Und für die Grünen war der OBM-Wahlkampf so eine Art Flagge-Zeigen, wie der Kreisvorsitzende Jürgen Kasek erklärt: “Felix Ekardts Zielsetzung war von Beginn an, klare Ziele und Themen zu setzen. Felix strebte keine politische Karriere an, wird uns nun also beratend zur Seite stehen. Für mich sind wir mit der Art unseres Wahlkampfes die Einzigen, die klar auf Inhalte gesetzt haben und damit deutlich gemacht haben, dass wir eine Vision für Leipzig und seine Bürger haben.”

Die Abschlussinformation liefert auch heute wieder die Leipziger Wahlleiterin für die OBM-Wahl, Dr. Ruth Schmidt: “Die fünf zur Wahl zugelassenen Bewerber erzielten danach folgende Stimmanteile: Burkhard Jung (SPD): 45 Prozent, Horst Wawrzynski (CDU, Bürgerbündnis Oberbürgermeister für Leipzig e. V.): 28,7 Prozent, Dr. Barbara Höll (DIE LINKE): 14,2 Prozent, Felix Ekardt (GRÜNE): 6,9 Prozent, Dirk Feiertag (Einzelbewerber): 5,2 Prozent. Mit 66.577 Stimmen hat Burkhard Jung im zweiten Wahlgang die meisten gültigen Stimmen erhalten. Vorbehaltlich der Feststellung des amtlichen Endergebnisses durch den Wahlausschuss am kommenden Dienstag bleibt er damit Oberbürgermeister der Stadt Leipzig.”

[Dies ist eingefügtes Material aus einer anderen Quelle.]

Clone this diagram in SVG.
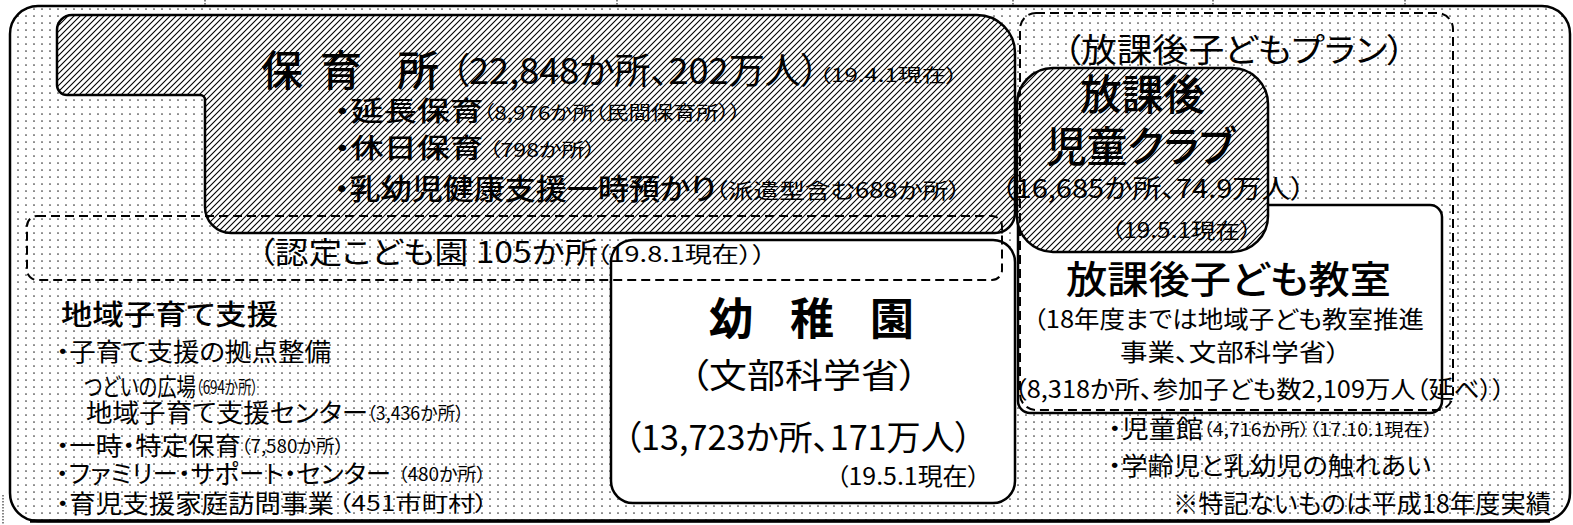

Insgesamt 435.599 Leipzigerinnen und Leipziger waren aufgerufen, ihr Stadtoberhaupt zu wählen. Dem vorläufigen Ergebnis nach lag die Wahlbeteiligung bei 34,2 Prozent.

Die Sitzung des Gemeindewahlausschusses zur Feststellung des amtlichen Endergebnisses der Oberbürgermeisterneuwahl findet am 19. Februar 2013 um 15:00 Uhr im Zimmer 270, Neues Rathaus statt. Die Sitzung ist öffentlich. Jedermann hat Zutritt.